- 14.4 million Americans belong to a union — about 10% of the total workforce — with membership concentrated in public-sector jobs at 33% density versus just 6% in the private sector.
- Union households lean Democratic by D+20, but that margin has eroded sharply from the D+35 baseline of the 1970s–1990s as economic nationalism attracts white working-class members to the GOP.
- Union membership peaked at 35% of the workforce in the 1950s; structural decline across manufacturing, right-to-work law expansion, and service economy growth drove the collapse to today's 10%.
- The UAW's tariff dilemma illustrates labor's internal contradiction: Republican tariff policy protects auto jobs in theory, but Republican labor policy opposes union organizing rights — splitting membership loyalty.
- Despite membership decline, union households represent roughly 20% of the electorate when immediate family members are counted — enough to decide close elections in Michigan, Pennsylvania, and Wisconsin.
The Long Decline and Remaining Strength
The story of American union membership over the past 70 years is one of structural decline. Manufacturing job losses, right-to-work law expansion, NLRB regulatory shifts, and the growth of the service economy — which has historically been harder to organize — have reduced private sector union membership to approximately 6% of private workers, down from 36% in 1953. Public sector unions have partially compensated, maintaining approximately 33% union density in government employment, but their political power is geographically concentrated in blue states.
Despite the long-term trend, union membership still generates significant political value. Bureau of Labor Statistics data consistently show union members vote at higher rates than non-union workers with similar demographic profiles — a union membership turnout premium of approximately 5-7 percentage points in midterms. The ground game capacity of unions — phone banking, member-to-member outreach, worksite voter registration — is qualitatively difficult to replicate with paid advertising. In states like Pennsylvania, Michigan, Wisconsin, and Nevada, union organizing capacity has been credited with 1-3 point margin effects in close elections.
Major U.S. Union Political Profiles, 2026
The UAW Tariff Split: When the Issues Don't Align
The UAW represents the most internally conflicted major union in American politics.

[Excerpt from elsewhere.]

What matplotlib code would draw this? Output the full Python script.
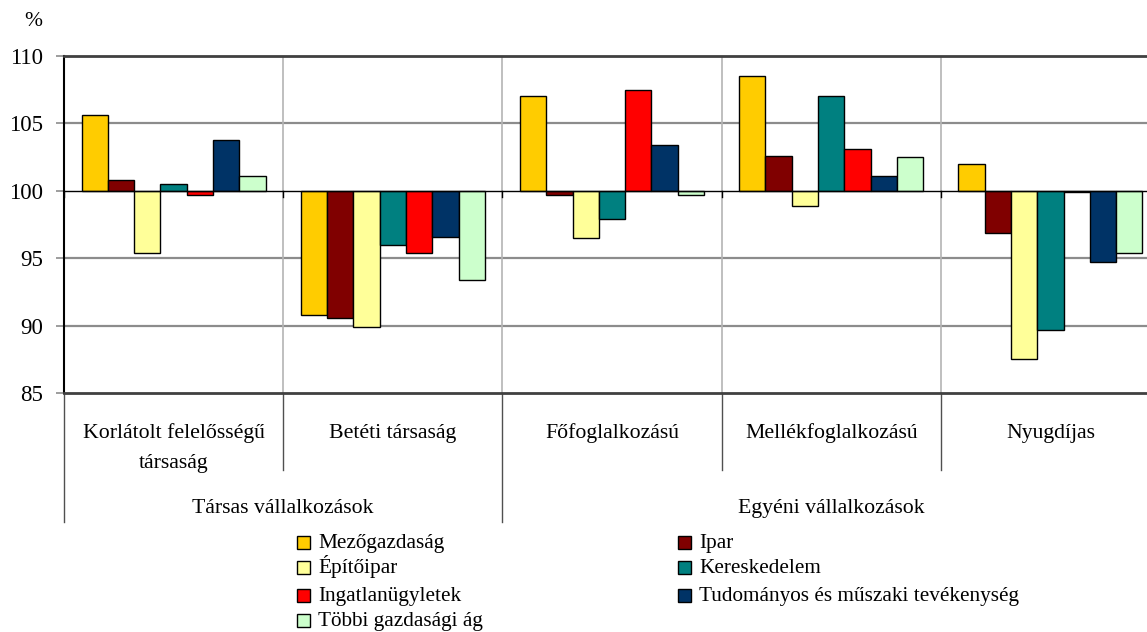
import matplotlib
matplotlib.use("Agg")
import matplotlib.pyplot as plt
from matplotlib.patches import Rectangle
import numpy as np

plt.rcParams['font.family'] = ['Liberation Serif', 'DejaVu Serif']

categories = ["Korlátolt felelősségű\ntársaság", "Betéti társaság", "Főfoglalkozású",
              "Mellékfoglalkozású", "Nyugdíjas"]
groups = ["Társas vállalkozások", "Egyéni vállalkozások"]
series_names = ["Mezőgazdaság", "Ipar", "Építőipar", "Kereskedelem",
                "Ingatlanügyletek", "Tudományos és műszaki tevékenység", "Többi gazdasági ág"]
colors = ["#FFCC00", "#800000", "#FFFF99", "#008080", "#FF0000", "#003366", "#CCFFCC"]

mezogazdasag = [105.6, 90.8, 107.0, 108.5, 102.0]
ipar = [100.8, 90.6, 99.7, 102.6, 96.9]
epitoipar = [95.4, 89.9, 96.5, 98.9, 87.5]
kereskedelem = [100.5, 96.0, 97.9, 107.0, 89.7]
ingatlan = [99.7, 95.4, 107.5, 103.1, 99.9]
tudomanyos = [103.8, 96.6, 103.4, 101.1, 94.7]
tobbi = [101.1, 93.4, 99.7, 102.5, 95.4]
series = [mezogazdasag, ipar, epitoipar, kereskedelem, ingatlan, tudomanyos, tobbi]
yticks = [85, 90, 95, 100, 105, 110]

W, H = 1147, 632
fig = plt.figure(figsize=(W / 100, H / 100), dpi=100)
ax_left, ax_right, ax_top, ax_bottom = 64, 1160, 56, 393
ax = fig.add_axes([ax_left / W, 1 - ax_bottom / H, (ax_right - ax_left) / W, (ax_bottom - ax_top) / H])
ax.set_xlim(0, 5)
ax.set_ylim(85, 110)

bw = 0.12
x = np.arange(len(categories)) + 0.5
for j, (vals, col, name) in enumerate(zip(series, colors, series_names)):
    v = np.array(vals)
    ax.bar(x + (j - 3) * bw, v - 100, bw, bottom=100, color=col,
           edgecolor="black", linewidth=1.0, zorder=3, label=name)

# grid
for yv in [90, 95, 105]:
    ax.axhline(yv, color="#8c8c8c", lw=1.6, zorder=1)
for xv in [1, 2, 3, 4]:
    ax.axvline(xv, color="#b4b4b4", lw=1.2, zorder=1)
ax.axhline(100, color="black", lw=1.0, zorder=4)
for xv in range(0, 6):
    ax.plot([xv, xv], [100, 99.55], color="black", lw=1.0, zorder=4, clip_on=False)

for s in ["top", "bottom"]:
    ax.spines[s].set_color("#404040")
    ax.spines[s].set_linewidth(2.0)
ax.spines["left"].set_color("black")
ax.spines["left"].set_linewidth(1.5)
ax.spines["right"].set_visible(False)

ax.set_yticks(yticks)
ax.set_yticklabels([str(t) for t in yticks], fontsize=16.5)
ax.tick_params(axis="y", length=6, color="#8c8c8c", width=1.2, pad=9)
ax.set_xticks([])

def ay(ypx):
    return (ax_bottom - ypx) / (ax_bottom - ax_top)

trans = ax.get_xaxis_transform()
for xv, yend in [(0, 522), (1, 470), (2, 522), (3, 470), (4, 470)]:
    ax.plot([xv, xv], [0, ay(yend)], transform=trans, color="#505050", lw=1.0, clip_on=False)

for xi, cat in zip(x, categories):
    for k, line in enumerate(cat.split("\n")):
        ax.text(xi, ay(438 + 30 * k), line, transform=trans, ha="center", va="baseline",
                fontsize=15.7)
for gx, g in zip([1.0, 3.5], groups):
    ax.text(gx, ay(513), g, transform=trans, ha="center", va="baseline", fontsize=15.7)

fig.text(33 / W, 1 - 22 / H, "%", ha="center", va="center", fontsize=15.5)

# legend (two columns, rows aligned)
row_y = [542, 567, 595, 620]
col_x = [297, 678]
order = [(0, 0, 0), (1, 1, 0), (2, 0, 1), (3, 1, 1), (4, 0, 2), (5, 1, 2), (6, 0, 3)]
sq = 13
for idx, c, r in order:
    px, py = col_x[c], row_y[r]
    fig.add_artist(Rectangle((px / W, 1 - (py + sq / 2) / H), sq / W, sq / H,
                             transform=fig.transFigure, facecolor=colors[idx],
                             edgecolor="black", linewidth=1.0))
    fig.text((px + 21) / W, 1 - (py + 6) / H, series_names[idx], ha="left",
             va="baseline", fontsize=15.3)

fig.savefig("out.png", dpi=100)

The union's leadership — particularly President Shawn Fain, who led the successful 2023 "Stand Up Strike" against the Big Three automakers — is firmly Democratic-aligned. But the rank-and-file membership in Michigan, Ohio, and Indiana shows stronger Republican sympathy than leadership, particularly on trade policy. Tariffs on imported automobiles and steel align with UAW's historic protectionist position, which creates unusual ideological overlap between UAW members and Republican trade policy.
The counter-argument — which Fain and Democratic candidates emphasize — is that the Trump administration's parallel weakening of NLRB enforcement, hostility to union organizing rights, and support for right-to-work expansion fundamentally threatens the organizing capacity that made the 2023 auto strike successful. UAW members who voted for Trump in 2024 are now watching NLRB budget cuts that could directly impair their union's next contract negotiation. Whether economic self-interest on trade or on labor rights dominates UAW member political behavior in 2026 is one of the central questions for Michigan's competitive congressional and Senate races. For tariff polling, see Tariffs and Polling Impact.

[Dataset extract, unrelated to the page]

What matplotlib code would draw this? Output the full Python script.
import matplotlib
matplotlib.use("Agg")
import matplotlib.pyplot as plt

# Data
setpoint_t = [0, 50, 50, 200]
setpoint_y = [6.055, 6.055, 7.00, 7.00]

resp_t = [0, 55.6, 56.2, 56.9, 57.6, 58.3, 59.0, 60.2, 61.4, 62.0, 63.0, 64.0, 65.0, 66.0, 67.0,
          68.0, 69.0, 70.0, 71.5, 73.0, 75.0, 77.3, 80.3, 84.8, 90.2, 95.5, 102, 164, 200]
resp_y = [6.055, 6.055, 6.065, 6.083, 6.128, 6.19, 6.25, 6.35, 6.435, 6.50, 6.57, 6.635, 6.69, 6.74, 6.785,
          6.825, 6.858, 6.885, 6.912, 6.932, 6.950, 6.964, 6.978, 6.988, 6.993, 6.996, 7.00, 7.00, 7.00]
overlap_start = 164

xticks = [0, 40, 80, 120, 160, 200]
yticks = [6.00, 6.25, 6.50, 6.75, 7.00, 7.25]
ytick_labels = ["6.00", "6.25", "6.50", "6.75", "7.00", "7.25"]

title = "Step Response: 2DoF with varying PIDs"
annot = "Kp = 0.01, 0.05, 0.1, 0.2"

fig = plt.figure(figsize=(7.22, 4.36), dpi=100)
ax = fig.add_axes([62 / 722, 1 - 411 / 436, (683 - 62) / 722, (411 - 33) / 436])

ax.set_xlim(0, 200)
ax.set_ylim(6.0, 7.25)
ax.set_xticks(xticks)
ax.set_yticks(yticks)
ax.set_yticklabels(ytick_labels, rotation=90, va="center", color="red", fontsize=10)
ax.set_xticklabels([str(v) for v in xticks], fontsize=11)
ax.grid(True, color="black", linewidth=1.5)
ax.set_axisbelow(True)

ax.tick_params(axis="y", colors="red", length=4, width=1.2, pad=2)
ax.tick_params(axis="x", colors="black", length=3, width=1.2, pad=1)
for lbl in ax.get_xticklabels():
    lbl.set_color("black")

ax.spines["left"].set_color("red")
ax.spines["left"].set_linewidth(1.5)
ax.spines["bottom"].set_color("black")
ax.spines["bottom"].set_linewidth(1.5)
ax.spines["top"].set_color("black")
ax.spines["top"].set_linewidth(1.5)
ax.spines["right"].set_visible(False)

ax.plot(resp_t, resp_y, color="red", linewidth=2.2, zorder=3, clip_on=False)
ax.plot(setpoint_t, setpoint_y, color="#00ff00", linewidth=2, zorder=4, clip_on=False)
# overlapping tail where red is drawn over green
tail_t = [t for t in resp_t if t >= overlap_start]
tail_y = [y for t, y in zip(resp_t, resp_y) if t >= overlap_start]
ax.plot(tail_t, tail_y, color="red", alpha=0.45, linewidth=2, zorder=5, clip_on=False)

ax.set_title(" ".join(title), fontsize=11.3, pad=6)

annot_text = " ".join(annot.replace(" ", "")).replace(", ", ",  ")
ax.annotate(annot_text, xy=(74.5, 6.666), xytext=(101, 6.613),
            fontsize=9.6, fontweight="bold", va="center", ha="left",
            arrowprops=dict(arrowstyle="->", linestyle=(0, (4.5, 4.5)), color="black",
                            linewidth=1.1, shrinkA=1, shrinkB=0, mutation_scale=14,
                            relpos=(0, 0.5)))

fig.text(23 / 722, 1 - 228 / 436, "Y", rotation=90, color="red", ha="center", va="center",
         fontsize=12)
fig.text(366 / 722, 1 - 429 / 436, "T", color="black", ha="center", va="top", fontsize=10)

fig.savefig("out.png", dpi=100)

Frequently Asked Questions
How powerful are unions politically in 2026?
Union membership covers 10% of the U.S. workforce (14.4 million workers), down from 35% in the 1950s. Union households account for roughly 20% of the electorate. Members vote D+20 overall and at a 5-7 point midterm turnout premium vs. comparable non-union workers. AFL-CIO endorsement adds 2-4 points in union-dense districts. Despite long-term decline, union organizing infrastructure remains a significant Democratic asset.
How does the AFL-CIO endorse candidates, and how does it affect elections?
AFL-CIO endorsement triggers coordinated GOTV operations, phone banking, member-to-member outreach, and advertising support. The federation's endorsement is most valuable in states with active manufacturing and public sector union presences — Michigan, Pennsylvania, Wisconsin, Ohio, and Nevada — all competitive in 2026. Research suggests AFL-CIO endorsement adds 2-4 points in union-dense districts.
Why are UAW members split on tariff policy in 2026?
UAW members in Michigan, Ohio, and Indiana split on trade policy: Republican tariffs on imported autos align with UAW's historic protectionism, even as the broader Trump agenda threatens union organizing rights through NLRB cuts and right-to-work expansion. UAW President Fain's Harris endorsement and rank-and-file splits created a leadership-member divergence that is a persistent Democratic challenge in Midwest battlegrounds.